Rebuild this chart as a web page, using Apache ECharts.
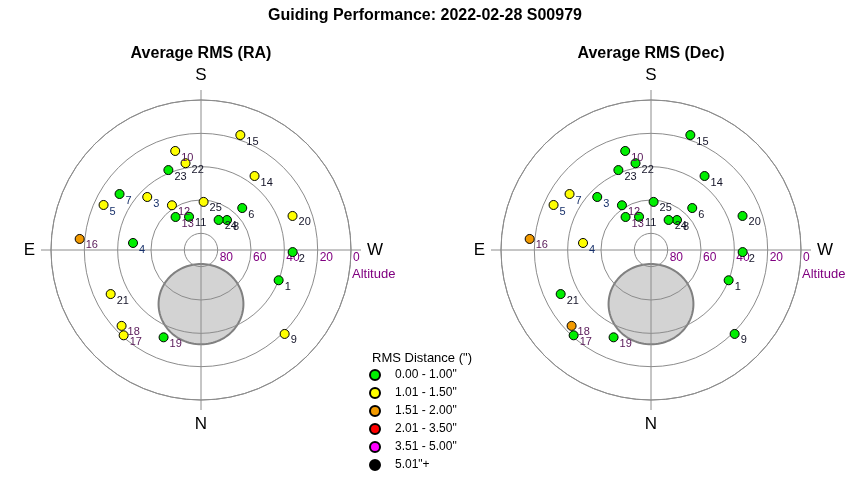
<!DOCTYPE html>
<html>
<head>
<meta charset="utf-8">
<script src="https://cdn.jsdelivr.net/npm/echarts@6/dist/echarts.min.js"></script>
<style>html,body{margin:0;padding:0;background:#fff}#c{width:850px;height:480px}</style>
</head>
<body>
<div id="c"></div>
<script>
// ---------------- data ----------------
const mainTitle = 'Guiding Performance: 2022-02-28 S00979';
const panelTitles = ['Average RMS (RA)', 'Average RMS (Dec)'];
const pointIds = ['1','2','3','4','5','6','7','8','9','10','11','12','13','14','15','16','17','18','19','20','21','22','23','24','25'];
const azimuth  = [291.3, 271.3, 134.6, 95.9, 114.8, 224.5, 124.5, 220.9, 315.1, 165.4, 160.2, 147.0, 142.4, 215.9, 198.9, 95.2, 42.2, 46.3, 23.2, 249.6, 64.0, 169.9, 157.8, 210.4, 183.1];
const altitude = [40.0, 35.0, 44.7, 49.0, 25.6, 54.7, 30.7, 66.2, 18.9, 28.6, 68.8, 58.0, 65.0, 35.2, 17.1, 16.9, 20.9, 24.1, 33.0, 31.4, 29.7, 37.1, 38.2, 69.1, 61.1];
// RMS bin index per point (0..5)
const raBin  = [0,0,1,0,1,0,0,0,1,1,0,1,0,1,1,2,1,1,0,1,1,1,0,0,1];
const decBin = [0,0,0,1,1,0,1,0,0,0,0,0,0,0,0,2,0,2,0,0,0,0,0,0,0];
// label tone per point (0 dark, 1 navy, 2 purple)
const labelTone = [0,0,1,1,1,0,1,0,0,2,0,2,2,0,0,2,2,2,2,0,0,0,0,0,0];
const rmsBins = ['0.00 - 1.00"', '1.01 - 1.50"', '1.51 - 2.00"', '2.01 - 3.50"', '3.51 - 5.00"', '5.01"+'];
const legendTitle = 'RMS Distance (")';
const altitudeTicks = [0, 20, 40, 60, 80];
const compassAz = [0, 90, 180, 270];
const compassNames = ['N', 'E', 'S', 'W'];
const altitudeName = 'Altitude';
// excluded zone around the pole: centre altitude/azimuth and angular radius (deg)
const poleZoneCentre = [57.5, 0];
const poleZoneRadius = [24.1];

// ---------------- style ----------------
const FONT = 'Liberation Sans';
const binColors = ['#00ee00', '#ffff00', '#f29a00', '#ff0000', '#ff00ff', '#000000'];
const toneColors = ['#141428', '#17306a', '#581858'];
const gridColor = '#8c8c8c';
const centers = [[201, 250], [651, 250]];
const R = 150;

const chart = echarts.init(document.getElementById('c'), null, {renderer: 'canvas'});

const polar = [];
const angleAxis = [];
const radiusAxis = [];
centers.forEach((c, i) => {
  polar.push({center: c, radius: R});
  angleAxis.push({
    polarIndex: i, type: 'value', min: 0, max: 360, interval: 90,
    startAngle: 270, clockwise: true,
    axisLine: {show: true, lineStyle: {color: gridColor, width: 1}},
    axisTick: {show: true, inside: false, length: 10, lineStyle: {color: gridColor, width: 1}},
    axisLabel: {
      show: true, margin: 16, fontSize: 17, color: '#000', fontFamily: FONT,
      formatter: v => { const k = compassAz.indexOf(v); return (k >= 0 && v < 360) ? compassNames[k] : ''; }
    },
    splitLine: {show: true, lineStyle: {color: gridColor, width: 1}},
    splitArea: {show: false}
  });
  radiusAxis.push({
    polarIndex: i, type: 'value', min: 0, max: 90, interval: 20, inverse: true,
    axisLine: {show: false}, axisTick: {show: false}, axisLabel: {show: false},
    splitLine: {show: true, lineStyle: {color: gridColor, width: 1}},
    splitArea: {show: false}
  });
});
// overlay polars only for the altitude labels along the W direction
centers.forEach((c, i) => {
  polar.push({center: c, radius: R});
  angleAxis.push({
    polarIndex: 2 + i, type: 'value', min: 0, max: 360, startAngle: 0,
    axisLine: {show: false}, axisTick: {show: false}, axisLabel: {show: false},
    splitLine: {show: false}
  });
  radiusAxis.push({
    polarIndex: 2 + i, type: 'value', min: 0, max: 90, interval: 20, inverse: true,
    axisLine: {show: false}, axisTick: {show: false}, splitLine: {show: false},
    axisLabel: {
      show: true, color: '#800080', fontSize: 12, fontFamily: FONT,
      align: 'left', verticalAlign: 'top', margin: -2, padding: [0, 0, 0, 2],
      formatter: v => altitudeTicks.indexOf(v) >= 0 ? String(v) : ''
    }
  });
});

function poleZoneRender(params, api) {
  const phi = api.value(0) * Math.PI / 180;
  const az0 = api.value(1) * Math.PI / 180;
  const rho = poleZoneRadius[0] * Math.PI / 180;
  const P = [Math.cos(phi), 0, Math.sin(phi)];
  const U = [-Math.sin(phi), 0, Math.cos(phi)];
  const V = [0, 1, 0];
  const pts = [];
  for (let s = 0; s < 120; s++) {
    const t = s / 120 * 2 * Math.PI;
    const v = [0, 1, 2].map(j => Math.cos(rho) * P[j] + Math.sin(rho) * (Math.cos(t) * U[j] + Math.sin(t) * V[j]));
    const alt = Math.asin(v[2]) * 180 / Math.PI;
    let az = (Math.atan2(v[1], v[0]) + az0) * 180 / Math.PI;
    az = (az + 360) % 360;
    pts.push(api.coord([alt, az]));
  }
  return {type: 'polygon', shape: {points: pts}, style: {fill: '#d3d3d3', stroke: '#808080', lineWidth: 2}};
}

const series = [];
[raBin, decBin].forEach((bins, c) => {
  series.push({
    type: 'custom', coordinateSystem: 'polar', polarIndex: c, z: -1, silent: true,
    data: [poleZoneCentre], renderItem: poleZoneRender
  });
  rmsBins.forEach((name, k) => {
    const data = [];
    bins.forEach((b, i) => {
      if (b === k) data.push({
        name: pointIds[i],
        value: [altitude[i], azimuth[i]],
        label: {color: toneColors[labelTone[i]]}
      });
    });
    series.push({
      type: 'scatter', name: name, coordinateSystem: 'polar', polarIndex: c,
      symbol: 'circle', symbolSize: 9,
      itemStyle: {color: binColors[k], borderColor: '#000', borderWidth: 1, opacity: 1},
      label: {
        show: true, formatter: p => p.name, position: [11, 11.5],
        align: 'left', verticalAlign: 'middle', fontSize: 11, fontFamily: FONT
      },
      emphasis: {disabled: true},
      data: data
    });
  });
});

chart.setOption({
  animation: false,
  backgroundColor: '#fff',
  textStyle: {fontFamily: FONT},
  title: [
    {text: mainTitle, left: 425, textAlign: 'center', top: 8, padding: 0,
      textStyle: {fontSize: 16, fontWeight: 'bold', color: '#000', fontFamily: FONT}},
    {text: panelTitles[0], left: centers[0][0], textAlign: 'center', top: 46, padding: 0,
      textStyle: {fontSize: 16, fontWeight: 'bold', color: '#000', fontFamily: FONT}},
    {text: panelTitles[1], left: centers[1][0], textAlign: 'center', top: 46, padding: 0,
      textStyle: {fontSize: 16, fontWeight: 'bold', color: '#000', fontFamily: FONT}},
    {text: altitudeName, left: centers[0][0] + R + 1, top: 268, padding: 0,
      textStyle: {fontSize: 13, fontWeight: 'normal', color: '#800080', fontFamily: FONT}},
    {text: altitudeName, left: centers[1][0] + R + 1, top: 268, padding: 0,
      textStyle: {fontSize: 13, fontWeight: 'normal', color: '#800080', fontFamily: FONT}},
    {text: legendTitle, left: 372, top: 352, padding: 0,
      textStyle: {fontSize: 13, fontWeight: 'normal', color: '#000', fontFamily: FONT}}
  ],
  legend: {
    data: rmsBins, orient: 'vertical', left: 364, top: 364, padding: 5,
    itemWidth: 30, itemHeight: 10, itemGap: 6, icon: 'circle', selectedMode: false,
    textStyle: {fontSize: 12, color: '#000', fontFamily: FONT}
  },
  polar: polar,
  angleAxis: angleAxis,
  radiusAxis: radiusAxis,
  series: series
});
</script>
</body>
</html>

TASK INSTRUCTIONS: Restate, line by line and word for word, everything from the top of the material through the line that contains "const poleZoneRadius = [24.1];". Leave pictures out.

EXERCISE SOLUTION:
Rebuild this chart as a web page, using Apache ECharts.
<!DOCTYPE html>
<html>
<head>
<meta charset="utf-8">
<script src="https://cdn.jsdelivr.net/npm/echarts@6/dist/echarts.min.js"></script>
<style>html,body{margin:0;padding:0;background:#fff}#c{width:850px;height:480px}</style>
</head>
<body>
<div id="c"></div>
<script>
// ---------------- data ----------------
const mainTitle = 'Guiding Performance: 2022-02-28 S00979';
const panelTitles = ['Average RMS (RA)', 'Average RMS (Dec)'];
const pointIds = ['1','2','3','4','5','6','7','8','9','10','11','12','13','14','15','16','17','18','19','20','21','22','23','24','25'];
const azimuth  = [291.3, 271.3, 134.6, 95.9, 114.8, 224.5, 124.5, 220.9, 315.1, 165.4, 160.2, 147.0, 142.4, 215.9, 198.9, 95.2, 42.2, 46.3, 23.2, 249.6, 64.0, 169.9, 157.8, 210.4, 183.1];
const altitude = [40.0, 35.0, 44.7, 49.0, 25.6, 54.7, 30.7, 66.2, 18.9, 28.6, 68.8, 58.0, 65.0, 35.2, 17.1, 16.9, 20.9, 24.1, 33.0, 31.4, 29.7, 37.1, 38.2, 69.1, 61.1];
// RMS bin index per point (0..5)
const raBin  = [0,0,1,0,1,0,0,0,1,1,0,1,0,1,1,2,1,1,0,1,1,1,0,0,1];
const decBin = [0,0,0,1,1,0,1,0,0,0,0,0,0,0,0,2,0,2,0,0,0,0,0,0,0];
// label tone per point (0 dark, 1 navy, 2 purple)
const labelTone = [0,0,1,1,1,0,1,0,0,2,0,2,2,0,0,2,2,2,2,0,0,0,0,0,0];
const rmsBins = ['0.00 - 1.00"', '1.01 - 1.50"', '1.51 - 2.00"', '2.01 - 3.50"', '3.51 - 5.00"', '5.01"+'];
const legendTitle = 'RMS Distance (")';
const altitudeTicks = [0, 20, 40, 60, 80];
const compassAz = [0, 90, 180, 270];
const compassNames = ['N', 'E', 'S', 'W'];
const altitudeName = 'Altitude';
// excluded zone around the pole: centre altitude/azimuth and angular radius (deg)
const poleZoneCentre = [57.5, 0];
const poleZoneRadius = [24.1];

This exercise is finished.